Distribution of Surface Area, Without Outliers
This version of the previous chart removes the top 1% of properties with the largest surface areas, in the 99th percentile. The goal is to focus on the majority of properties without being distorted by a few very large ones. This provides a clearer view of the typical distribution of property sizes. As we can see from the graph, the majority of properties lie around the 100m² to 200m² point, with the peak being at 100m²
Property Surface Area by Subtype
This interactive Plotly histogram shows the surface distribution from the previous chart, but now split by property subtype. We're still filtering to the 99th percentile to remove extreme values. We overlayed the subtypes, allowing us to compare subtypes within the same space while still seeing overlap. We can now start filtering on subtype so we can see how the distribution among individual subtypes
Price Corrolation Heatmap
In this heatmap we can see the corrolation of all features to eachother, but most important, their corrolation to the price.
All feature correlations with price:
- Price per m² (0.58)
- Bedroom Count (0.36)
- Swimming Pool (0.29)
- Building Condition (0.22)
- Habitable Surface (0.16):
- Slight positive link — larger surface contributes to price, though less so than price per m².
- This seemed very strange and counterintuitive to me, so i decided to investigate further in the following charts.
- Terrace (0.09)
- Lift (0.05)
- Garden (0.05)
All feature correlations with price (FILTERED data):
- habitablesurface: 0.58 - price_per_m²: 0.51 - bedroomcount: 0.39 - hasswimmingpool: 0.27 - building_condition: 0.24 - hasterrace: 0.10 - hasgarden: 0.08 - haslift: 0.01 COMPARISON: Top 5 variables ---------------------------------------- ORIGINAL (unfiltered): 1. price_per_m2: 0.58 2. bedroomcount: 0.36 3. hasswimmingpool: 0.29 4. building_condition: 0.22 5. habitablesurface: 0.16 FILTERED: 1. habitablesurface: 0.58 2. price_per_m²: 0.51 3. bedroomcount: 0.39 4. hasswimmingpool: 0.27 5. building_condition: 0.24
Top 5 Heatmap (FILTERED Data)
Top 5 most important features correlating to price using filtered data (outliers removed): - habitablesurface: 0.58 - price_per_m²: 0.51 - bedroomcount: 0.39 - hasswimmingpool: 0.27 - building_condition: 0.24
Scatterplots of Top 5 Features Corrolating With Price
Here we can see each fature in the top five visualized with a scatterplot 1. habitablesurface vs price: - Strongest visual correlation — larger surfaces lead to higher prices, as expected. 2. price_per_m2 vs price: - Positive correlation, but with high spread — same price per m² can lead to vastly different total prices. 3. bedroomcount vs price: - Slight upward trend, but a lot of variance — more bedrooms don’t guarantee higher price. 4. hasswimmingpool vs price: - Properties with pools tend to be more expensive, but overlap is large. 5. building_condition vs price: - Newer/better condition buildings show slightly higher prices. - Still, lots of price variance within each condition level, effect is present but not dominant.

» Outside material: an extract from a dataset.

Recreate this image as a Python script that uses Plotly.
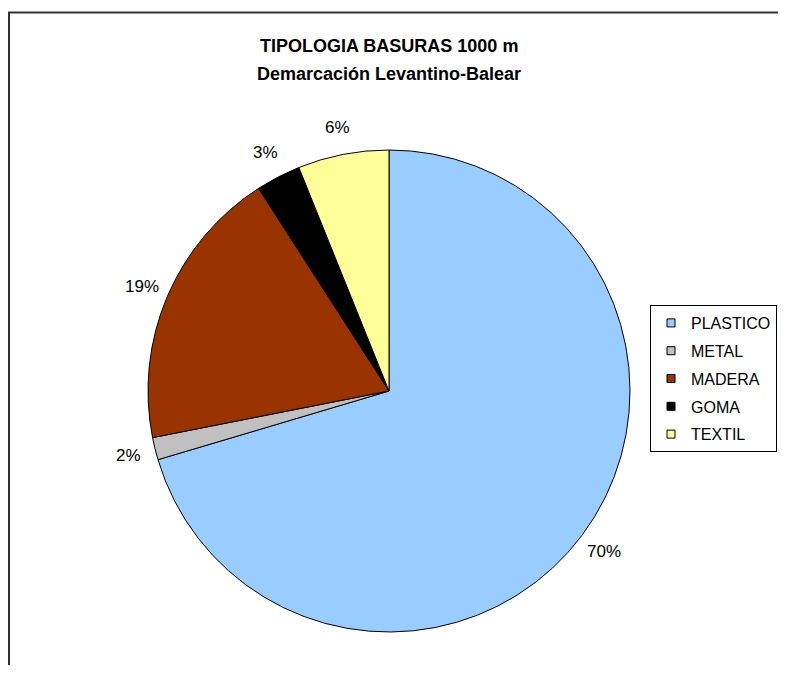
import math
import plotly.graph_objects as go

categories = ["PLASTICO", "METAL", "MADERA", "GOMA", "TEXTIL"]
values = [70.4, 1.5, 19.0, 3.0, 6.1]
colors = ["#99CCFF", "#C0C0C0", "#993300", "#000000", "#FFFF99"]
title_lines = ["TIPOLOGIA BASURAS 1000 m", "Demarcación Levantino-Balear"]

OFF = 8  # page body margin of the browser
W, H = 786 - 2 * OFF, 673 - 2 * OFF


def px(sx):
    return (sx - OFF) / W


def py(sy):
    return 1 - (sy - OFF) / H


cx, cy, r = 389, 391, 241
label_r = 268
FONT = "Liberation Sans, Arial"

fig = go.Figure()
fig.add_trace(go.Pie(
    labels=categories, values=values, sort=False, direction="clockwise", rotation=0,
    marker=dict(colors=colors, line=dict(color="#000000", width=1)),
    textinfo="none", showlegend=False, hoverinfo="label+percent",
    domain=dict(x=[px(cx - r), px(cx + r)], y=[py(cy + r), py(cy - r)]),
))
for i, (c, col) in enumerate(zip(categories, colors)):
    fig.add_trace(go.Scatter(
        x=[None], y=[None], mode="markers", name=c, legendgroup=f"g{i}",
        marker=dict(symbol="square", size=8, color=col, line=dict(color="#000000", width=1)),
        showlegend=True,
    ))

# percentage labels placed along each slice's mid-angle
total = sum(values)
annotations = []
cum = 0.0
for v in values:
    mid = (cum + v / 2) / total * 2 * math.pi
    cum += v
    sx = cx + label_r * math.sin(mid)
    sy = cy - label_r * math.cos(mid)
    annotations.append(dict(
        x=px(sx), y=py(sy), xref="paper", yref="paper",
        text=f"{round(v / total * 100)}%", showarrow=False,
        xanchor="center", yanchor="middle",
        font=dict(family=FONT, size=17, color="#000000"),
    ))

# title lines
for txt, sy in zip(title_lines, [46, 74]):
    annotations.append(dict(
        x=px(cx), y=py(sy), xref="paper", yref="paper",
        text="<b>" + txt + "</b>", showarrow=False,
        xanchor="center", yanchor="middle",
        font=dict(family=FONT, size=18, color="#000000"),
    ))

fig.update_layout(
    width=W, height=H, margin=dict(l=0, r=0, t=0, b=0, autoexpand=False),
    paper_bgcolor="white", plot_bgcolor="white",
    xaxis=dict(visible=False), yaxis=dict(visible=False),
    legend=dict(x=px(777), y=py(305), xanchor="right", yanchor="top",
                bgcolor="white", bordercolor="#000000", borderwidth=1,
                font=dict(family=FONT, size=16, color="#000000"),
                tracegroupgap=4, itemwidth=30, itemclick=False),
    annotations=annotations,
    shapes=[dict(type="rect", xref="paper", yref="paper",
                 x0=px(9), x1=1.02, y0=-0.02, y1=py(12.5),
                 line=dict(color="#333333", width=2))],
)
fig.write_html("out.html")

Scatterplots of Top 5 Features Correlating With Price - HOUSE
Here we can see the same features but filtered to only show houses Using the filter we get a clearer view of the dataset and can infer much more info, more easily and quickly 1. price_per_m2 vs price: - Positive correlation; most prices cluster below €1.5M. - Wide spread in price per m² for lower-priced properties. - High-priced properties tend to have lower price per m². - Slight inverse relationship overall: as total price increases, price per m² decreases. 2. bedroomcount vs price: - Slight trend of higher prices with more bedrooms, up to around 5. - After 5 bedrooms, the trend flattens with little price increase. 3. hasswimmingpool vs price: - Apartments with swimming pools are more commonly found at higher price points. 4. building_condition vs price: - Slight price increase seen with better building conditions. 5. habitablesurface vs price: - Clear positive correlation: larger surface = higher price. - Most properties fall within 0–400 m². - Significant price variability — small properties can still be very expensive.

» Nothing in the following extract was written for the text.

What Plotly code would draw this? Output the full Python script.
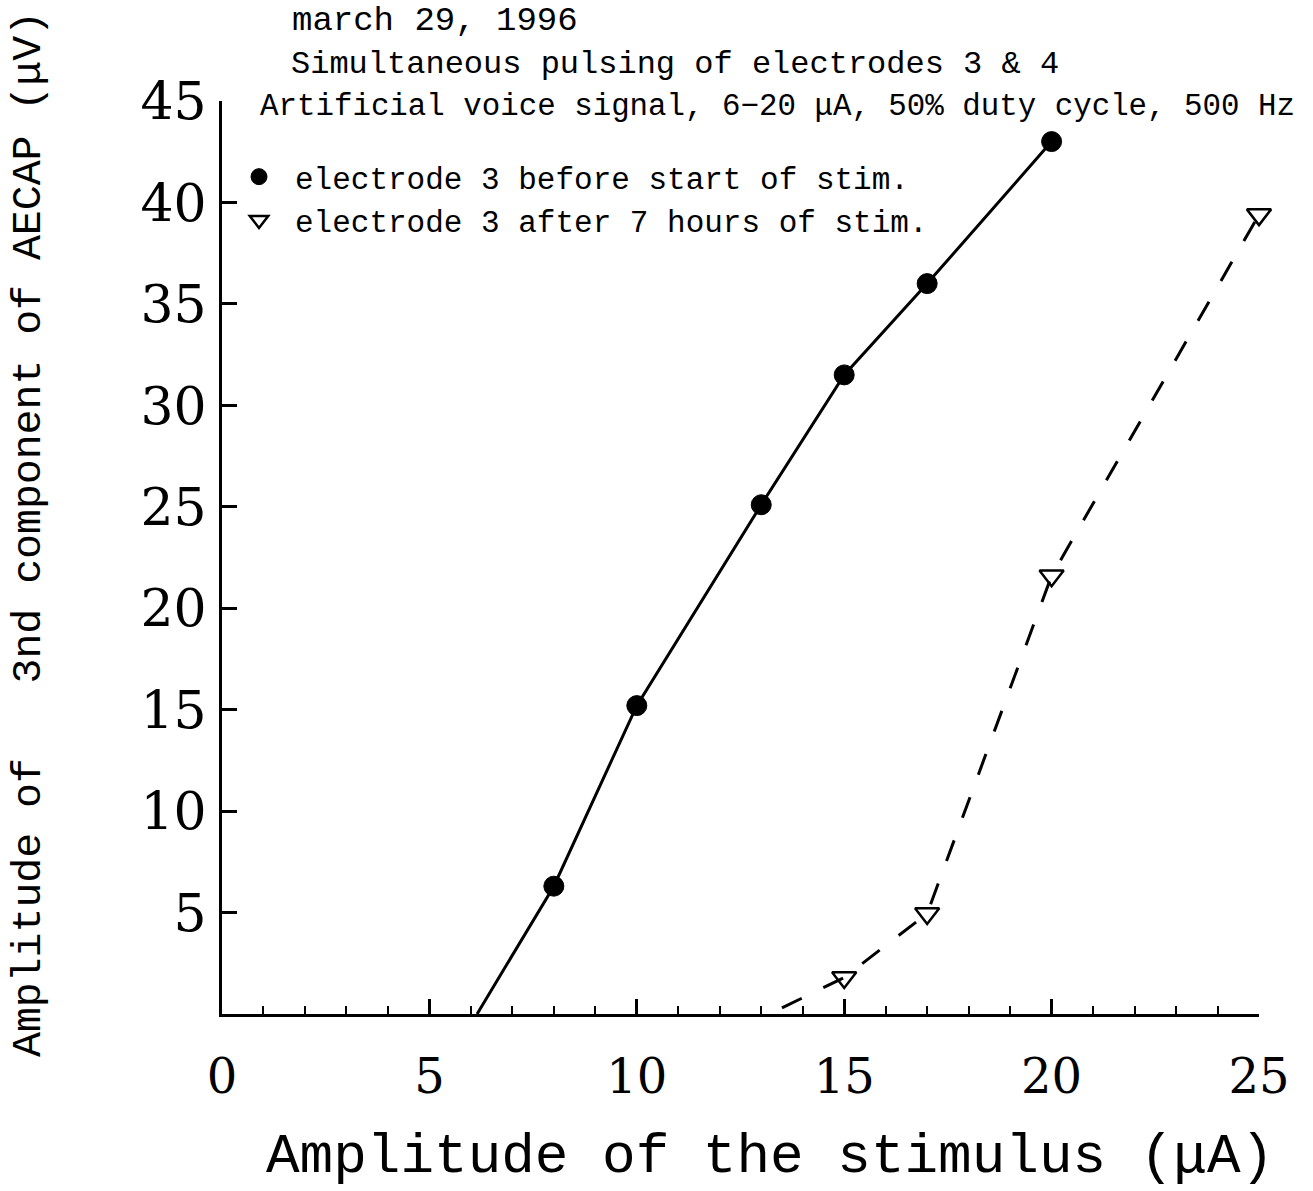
import plotly.graph_objects as go

# ---- data ----
stim_before = [6.15, 8, 10, 13, 15, 17, 20]
aecap_before = [0.0, 6.3, 15.2, 25.1, 31.5, 36.0, 43.0]

stim_after = [13.5, 15, 17, 20, 25]
aecap_after = [0.3, 1.8, 4.95, 21.6, 39.4]

x_ticks = [0, 5, 10, 15, 20, 25]
y_ticks = [5, 10, 15, 20, 25, 30, 35, 40, 45]

title_lines = [
    "march 29, 1996",
    "Simultaneous pulsing of electrodes 3 & 4",
    "Artificial voice signal, 6\u221220 \u03bcA, 50% duty cycle, 500 Hz",
]
legend_names = [
    "electrode 3 before start of stim.",
    "electrode 3 after 7 hours of stim.",
]
x_title = "Amplitude of the stimulus (\u03bcA)"
y_title = "Amplitude of\u00a0\u00a0 3nd component of AECAP (\u03bcV)"

# ---- layout geometry ----
W, H = 1313, 1191
L, R, T, B = 222, 54, 101, 177
PW, PH = W - L - R, H - T - B


def px(xp):
    return (xp - L) / PW


def py(yp):
    return (H - B - yp) / PH


MONO = "Liberation Mono"
SERIF = "DejaVu Serif"

fig = go.Figure()

# lines (no legend)
fig.add_trace(go.Scatter(
    x=stim_before, y=aecap_before, mode="lines",
    line=dict(color="black", width=3), showlegend=False, cliponaxis=False,
    hoverinfo="skip"))
fig.add_trace(go.Scatter(
    x=stim_after, y=aecap_after, mode="lines",
    line=dict(color="black", width=3, dash="22px,24px"), showlegend=False,
    cliponaxis=False, hoverinfo="skip"))

# markers (with legend)
fig.add_trace(go.Scatter(
    x=stim_before[1:], y=aecap_before[1:], mode="markers",
    name=legend_names[0],
    marker=dict(symbol="circle", size=20, color="black",
                line=dict(color="black", width=1)),
    cliponaxis=False))
fig.add_trace(go.Scatter(
    x=stim_after[1:], y=aecap_after[1:], mode="markers",
    name=legend_names[1],
    marker=dict(symbol="triangle-down-open", size=21, color="black",
                line=dict(color="black", width=2.5)),
    cliponaxis=False))

annotations = []
title_pos = [(290, 21, 34), (289, 64, 32), (258, 107, 30.8)]
for text, (xp, yp, fs) in zip(title_lines, title_pos):
    annotations.append(dict(
        text=text, xref="paper", yref="paper", x=px(xp), y=py(yp),
        xanchor="left", yanchor="middle", showarrow=False,
        font=dict(family=MONO, size=fs, color="black")))

annotations.append(dict(
    text=x_title, xref="paper", yref="paper", x=px(770), y=py(1157),
    xanchor="center", yanchor="middle", showarrow=False,
    font=dict(family=MONO, size=56, color="black")))

annotations.append(dict(
    text=y_title, xref="paper", yref="paper", x=px(28), y=py(534),
    xanchor="center", yanchor="middle", showarrow=False, textangle=-90,
    font=dict(family=MONO, size=41.5, color="black")))

fig.update_layout(
    width=W, height=H, autosize=False,
    margin=dict(l=L, r=R, t=T, b=B, pad=0),
    paper_bgcolor="white", plot_bgcolor="white",
    annotations=annotations,
    showlegend=True,
    legend=dict(
        x=px(223), y=py(150), xanchor="left", yanchor="top",
        bgcolor="rgba(0,0,0,0)", borderwidth=0,
        font=dict(family=MONO, size=31, color="black"),
        itemwidth=62, tracegroupgap=0),
    xaxis=dict(
        range=[0, 25], tickmode="array", tickvals=x_ticks,
        ticktext=[str(v) for v in x_ticks],
        ticks="inside", ticklen=15, tickwidth=2.5, tickcolor="black",
        minor=dict(dtick=1, tick0=0, ticks="inside", ticklen=8,
                   tickwidth=2, tickcolor="black", showgrid=False),
        showline=True, linewidth=3, linecolor="black",
        showgrid=False, zeroline=False,
        tickfont=dict(family=SERIF, size=48, color="black"),
        ticklabelstandoff=18),
    yaxis=dict(
        range=[0, 45], tickmode="array", tickvals=y_ticks,
        ticktext=[str(v) for v in y_ticks],
        ticks="inside", ticklen=15, tickwidth=2.5, tickcolor="black",
        showline=True, linewidth=3, linecolor="black",
        showgrid=False, zeroline=False,
        tickfont=dict(family=SERIF, size=52, color="black"),
        ticklabelstandoff=2),
)

fig.write_html("out.html")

Scatterplots of Top 5 Features Correlating With Price - APARTMENT
Here we can see the same features but filtered to only show apartments 1. Price per m² vs Price: - Higher price per square meter generally corresponds to higher apartment prices. - Most apartments are clustered at lower price per m² values. - Outliers exist with extremely high price per m², linked to high overall prices. - Price variability increases as price per m² rises. 2. Bedroom Count vs Price: - No clear trend, but apartments with 2–4 bedrooms show wide price variation. 3. Swimming Pool vs Price: - Apartments with swimming pools tend to have significantly higher prices. 4. Building Condition vs Price: - No strong correlation — prices vary across all building condition levels. 5. Habitable Surface vs Price: - Larger habitable surfaces are generally associated with higher prices. - Most apartments fall into the smaller surface range. - A few large-surface apartments are priced notably higher. - Price variability grows with increasing surface area.